Design Decision: Node starting & stopping

Background / Context

The potential use of a crash shell is relevant to high availability capabilities of nodes.

Options Analysis

1. Use crash shell

Advantages

  1. Already built into the node.
  2. Potentially add custom commands.

Disadvantages

  1. Won’t reliably work if the node is in an unstable state
  2. Not practical for running hundreds of nodes as our customers already trying to do.
  3. Doesn’t mesh with the user access controls of the organisation.
  4. Doesn’t interface to the existing monitoring and control systems i.e.
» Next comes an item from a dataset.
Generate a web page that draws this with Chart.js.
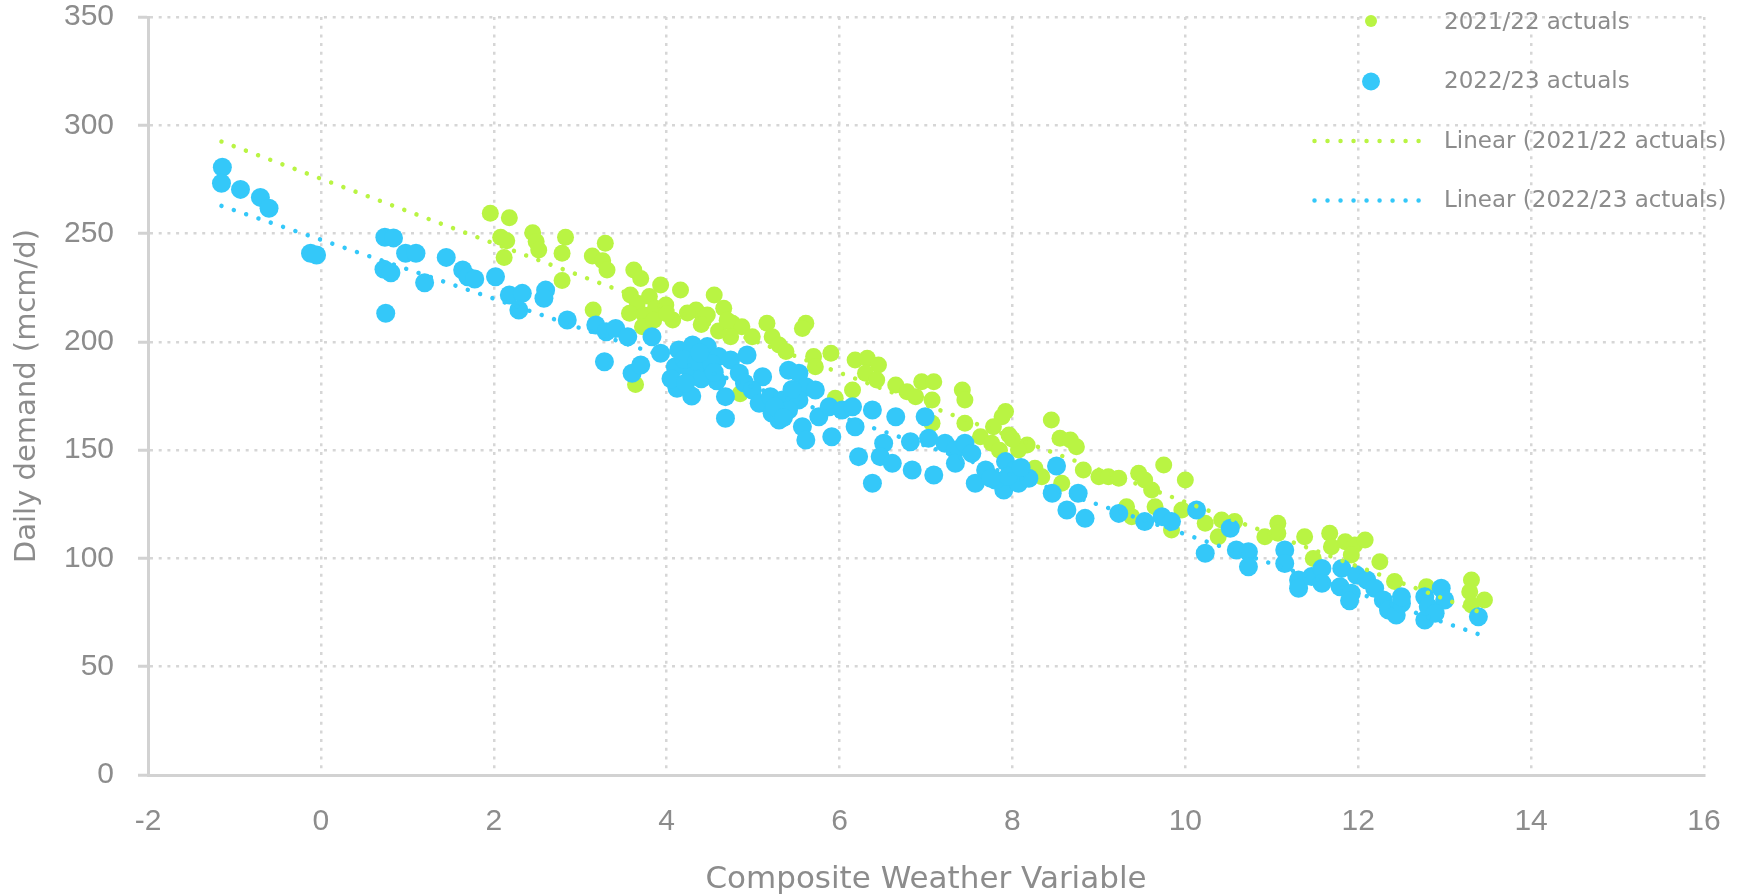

Nagios, Geneos ITRS, Docker Swarm, etc.

2. Delegate to external tools

Advantages

  1. Doesn’t require change from our customers
  2. Will work even if node is completely stuck
  3. Allows scripted node restart schedules
  4. Doesn’t raise questions about access control lists and audit

Disadvantages

  1. More uncertainty about what customers do.
  2. Might be more requirements on us to interact nicely with lots of different products.
  3. Might mean we get blamed for faults in other people’s control software.
  4. Doesn’t coordinate with the node for graceful shutdown.
  5. Doesn’t address any crypto features that target protecting the AMQP headers.

Recommendation and justification

Proceed with Option 2: Delegate to external tools

Decision taken

Restarts should be handled by polite shutdown, followed by a hard clear. (RGB, JC, MH agreed)